Similarly in a Family based case, it is also possible
to substitute a new I-130 in a different preference category and this might
also work to the benefit of the beneficiary. The issues here are more complex
since certain family based petitions automatically get converted to other
categories on the happening of certain events, such as the following, but in
each case the priority date could be maintained.
Derivative Beneficiaries: The spouse
and children of the alien beneficiary, who are eligible for derivative status,
are entitled to the same priority date as the alien. In an Employment based
petition this priority date remains intact for the spouse and child provided
they remain eligible for an immigrant visa in derivative status. If, for
instance, the marriage is terminated or the child reaches the age of 21, the
derivative spouse and child would no longer be eligible for an immigrant visa
and would lose the priority date. However, children and spouses who are
acquired after the granting of an immigrant visa but before the alien’s
admission to permanent residence would be eligible to use the same priority
date. In a family based 2nd preference petition however, a ‘child’
who reaches the age of 21 before the parents residency is obtained, can retain
his earlier priority date even though the parents must file a new 2nd
preference petition for the child.
Loss of Priority: What is
not permitted is the retaining of a priority date if substituting an employment
based I-140 petition, for a family based I-130 petition. Also not permitted is
re-using a priority date where the INS revokes an I-140 approval due to fraud
or misrepresentation. The priority date is then lost. The priority date would
also be lost, and the Secretary of State shall terminate registration if the
applicant fails to apply for an Immigrant Visa within a year of being informed
of its availability. But the secretary can, within 2 years following the
notification, reinstate registration if the person can establish that the
failure was due to circumstances beyond his control.

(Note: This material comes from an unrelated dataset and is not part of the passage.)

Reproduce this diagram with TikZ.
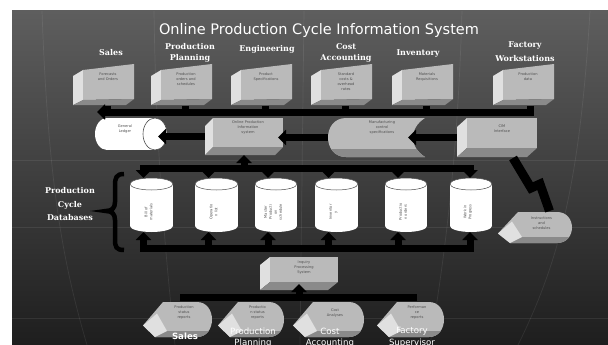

The INS has issued a Memorandum
(Pearson Memo) on May 9th 2000 clarifying the position for
substitution of Immigrant petitions in pending adjustment applications.
Accordingly a person can now substitute an approved I-130 or I-140 Petition
with a newly approved petition, even in a different preference category, in a
pending employment based or family based adjustment case.
While the substitution of priority
dates is a separate issue from the substitution of approvals in pending I-485
(Adjustment of Status) cases, it is important to note that under the provisions
of the new American Competitiveness in the 21st Century Act (AC 21),
if a petition for Adjustment of Status has been filed, an employee who changes
jobs;
cannot be refused approval because
he has changed jobs. The employee would be allowed to substitute his Labor
Certification approval and his I-140 immigrant petition approval to his new
employer.
The applicant must submit a letter
notifying the INS that he no longer intends to remain in the employment of the
employer who sponsored his employment based petition. Also the INS will require
a letter from the new employer verifying that the job exists and specifying the
exact job title, salary and job descriptions that he will be required to
perform. This is so that a determination can be made that the new job is within
the same or similar occupational classification as the old job. (Before denying
any application on the basis that the new job is not in the same or similar
occupational classification, the INS adjudicators have been instructed to first
consult with the INS headquarters.) The salary is essential to determine
whether the applicant is admissible under the public charge provisions.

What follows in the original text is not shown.